And if you think "they'll come into a human fart thinking its a rodent dieing" you are sadly mistaken my friend. There are good numbers here, but they're still coyotes...


----------



## Fallguy (Jan 23, 2004)

People lets keep in clean and respectful here. BradT (moderator) is gone right now competing at the National Coyote Calling Tournament in Rawlins, WY. I can guarantee that he would think it a bit childish for people to be arguing over who shot the most coyotes in their lifetime. If you want to keep the argument up wait until he gets back and invite him to join. Then compare to him.


----------



## wyogoose (Feb 11, 2006)

I agree.
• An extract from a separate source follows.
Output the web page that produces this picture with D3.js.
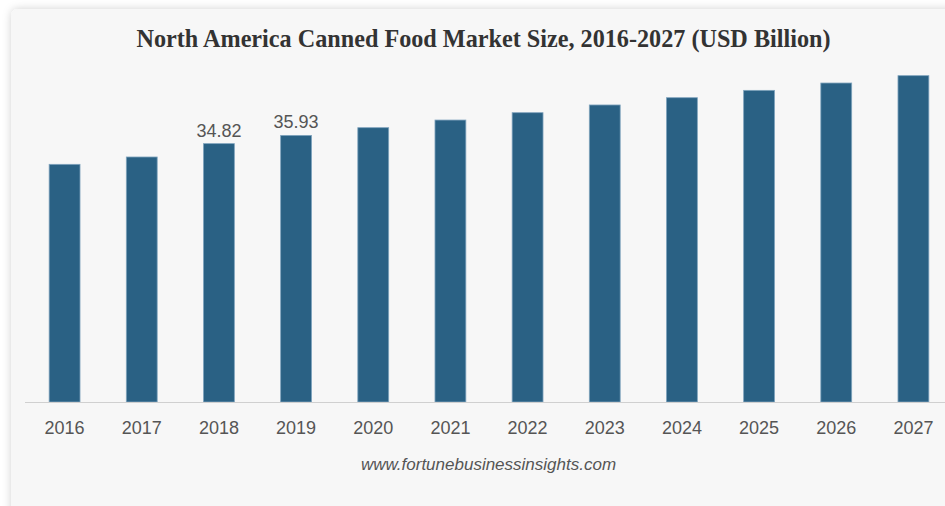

Lets stop arguing and changing the thread. Goose Bandit posted some nice pics so give him some congrats. I am sorry for my part in the argument. I was simply disagreeing with one post. Keep droppin the "shepard stressers" Bandit. :beer:


----------



## Varmonter (Nov 6, 2006)

well i am a bit new to this forum but up here in vt we grow em pretty big.
think i am gonna need a bigger gun.LOL

http://www.burlingtonfreepress.com/apps ... 007&theme=


----------



## DOGKILLR (Oct 9, 2006)

Congratulations on your kills. I've noticed that some people who use these forums only have negative things to say. Well, I say that if you don't have anything good to say, just don't say it. Keep up the good work and good luck this season.


----------



## Fallguy (Jan 23, 2004)

Varmonter

Cool article thanks for sharing.


----------



## Brad.T (Mar 29, 2004)

I find it funny to bring up numbers when you don't know how much one guy gets to hunt vs the other. I hunt one weekend a year and shoot 12 coyotes but someone else hunts 65 days a year and shoots 100 does that make him a better coyote caller :eyeroll: . If you get to hunt a lot 100 coyotes in a year isn't very impressive Les Johnson shot 20 in a day and a half at nationals this year. I would certainly be willing to further discuss this topic but i don't like hereing people argue over such stupid topic. It is proven that the average size of coyotes are bigger out east and the numbers are lower i don't think we need to rehash it after all the literture that is out there on the topic

Brad.T


----------